Maria Magdalena to postać kontrowersyjna, zapisana jako jawnogrzesznica, a jednak Święta.
_____________
„Ewangelia Marii, podobnie jak ewangelie Jana i Filipa, przypomina, że Jezus był zdolny do intymności z kobietą, intymności nie wyłączając cielesnej, lecz także uczuciowej, intelektualnej i duchowej; chodzi więc rzeczywiście o zbawienie, to znaczy uczynienie człowieka wolnym w jego pełni, uwzględniając przy tym sumienie oraz miłość we wszystkich jej przejawach.”
/Jean-Yves Leloup – z wstępu do autorskiego przekładu na Język Francuski Ewangelii Marii Magdaleny/
„Czym jest grzech świata? Nauczyciel powiedział: «Grzechu nie ma. To wy sprawiacie, że grzech istnieje, Postępując za przyzwyczajeniami waszej cudzołożnej natury.
Przywiązanie do materii wzbudza namiętność przeciwną naturze.”
/ Paweł Sachse – fragmenty przekładu Ewangelii Marii Magdaleny dokonane na Język Polski/
Panie M.Jest Pan za inteligentny,żeby odkrywać się poprzez wiersze, jednak to pisanie nie może być oderwane od Pana przeżyć,pragnień.Myślę,że „instrukcję obsługi-..”ja traktuję wybiórczo.:-)))
Czasem jesteśmy zupełnie nie w tej sukience
i całkiem nieprzygotowani, że to będzie ta sztuka…
i zupełnie się nie spodziewamy…
a to się zdarza…
i jest cudownie !
… gdybym był poetą – przyznałbym Tadance medal za prawidłowe podejście do tematu…
Chciałbym, zeby każda Kobieta mogła powiedzieć :”jest cudownie… !”

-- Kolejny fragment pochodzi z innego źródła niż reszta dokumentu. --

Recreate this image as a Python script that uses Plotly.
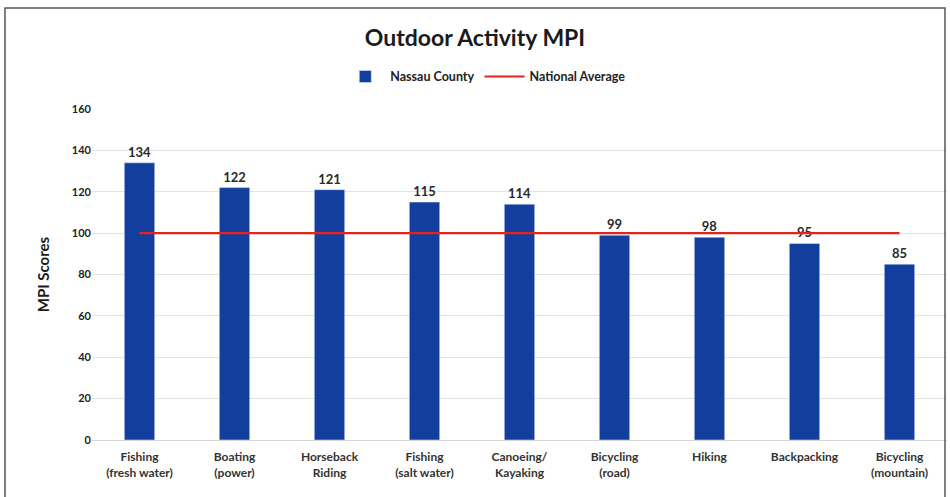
import plotly.graph_objects as go

categories = ["Fishing<br>(fresh water)", "Boating<br>(power)", "Horseback<br>Riding",
              "Fishing<br>(salt water)", "Canoeing/<br>Kayaking", "Bicycling<br>(road)",
              "Hiking", "Backpacking", "Bicycling<br>(mountain)"]
nassau = [134, 122, 121, 115, 114, 99, 98, 95, 85]
national = [100, 100, 100, 100, 100, 100, 100, 100, 100]
y_ticks = [0, 20, 40, 60, 80, 100, 120, 140, 160]

FONT = "Lato"
fig = go.Figure()
fig.add_trace(go.Bar(
    x=categories, y=nassau, name="<b>Nassau County</b>",
    marker=dict(color="#123f9e"),
    text=["<b>%d</b>" % v for v in nassau], textposition="outside",
    textfont=dict(family=FONT, size=13, color="#2a2a2a"),
    cliponaxis=False,
))
fig.add_trace(go.Scatter(
    x=categories, y=national, name="<b>National Average</b>", mode="lines",
    line=dict(color="#e3231c", width=2.2),
))

L, R, T, B = 92, 3, 109, 57
fig.update_layout(
    width=950, height=497,
    margin=dict(l=L, r=R, t=T, b=B),
    paper_bgcolor="white", plot_bgcolor="white",
    font=dict(family=FONT, color="#222222"),
    title=dict(text="<b>Outdoor Activity MPI</b>", x=0.5, xanchor="center",
               y=1 - 38 / 497, yanchor="middle",
               font=dict(family=FONT, size=23, color="#1a1a1a")),
    bargap=0.68,
    showlegend=True,
    legend=dict(orientation="h", x=0.46, xanchor="center", y=1.097, yanchor="middle",
                font=dict(family=FONT, size=12.5, color="#222222"),
                traceorder="normal", itemwidth=40),
    xaxis=dict(showgrid=False, showline=True, linecolor="#d9d9d9",
               ticks="", ticklabelstandoff=6,
               tickvals=categories, ticktext=["<b>%s</b>" % c for c in categories],
               tickfont=dict(family=FONT, size=12, color="#333333")),
    yaxis=dict(range=[0, 160], tickvals=y_ticks, ticktext=["<b>%d</b>" % v for v in y_ticks],
               showgrid=True, gridcolor="#e3e3e3",
               zeroline=False, ticks="",
               tickfont=dict(family=FONT, size=11, color="#222222"),
               title=dict(text="<b>MPI Scores</b>", standoff=18,
                          font=dict(family=FONT, size=15, color="#1a1a1a"))),
    shapes=[dict(type="rect", xref="paper", yref="paper",
                 x0=(5 - L) / 855, x1=(945 - L) / 855,
                 y0=(440 - 498) / 331, y1=(440 - 8) / 331,
                 line=dict(color="#555555", width=1.5), fillcolor="rgba(0,0,0,0)")],
)
fig.write_html("out.html")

Chciałbym, zeby każda Kobieta mogła powiedzieć :”jest cudownie… !”
Marzenie pięknego- CZŁOWIEKA! Dziękuję …to za mało.
pozdrowienia ciepłe ślę i do miłego… „zasłuchania”
„Zasłuchania”??
Poeto… chciałbyś aby kobieta mogła powiedzieć „jest cudownie” na okoliczność przytulenia się do Twoich wierszy, czy do Twojego osobistego ramienia…. ? A tak naprawdę „jest cudownie”, to chwile, które musimy sobie cenić i mieć przed oczami, gdy jest źle. Życie jest falą przypływów i odpływów…
Zostaw Venę Magdalenę…
wstydu nie ma dręczyć Cię!
My tu zawsze przylecimy,
jak te muchy pobrzęczymy
czy to luty czy to maj…
My Muzy(czki) Twoje wierne –
Jola, Julia i Królewna,
Al… i Zosia, i Krystianka,
no i jeszcze ta, no… Danka
„My Muzy(czki) Twoje wierne –
Jola, Julia i Królewna,
Al… i Zosia, i Krystianka,
no i jeszcze ta, no… Danka… ”
…………………………………………….. urokliwa wyliczanka… :-))
Pani Tadance dziękuję, że zechciała mnie umieścić w swojej wyliczance a nieznanej Magdalenie życzę by tak pięknie dodawała skrzydeł POECIE. My zyskamy wzruszenia w kolejnych odsłonach twórczości a może w swoich poetach odnajdziemy tez tęsknotę za nami.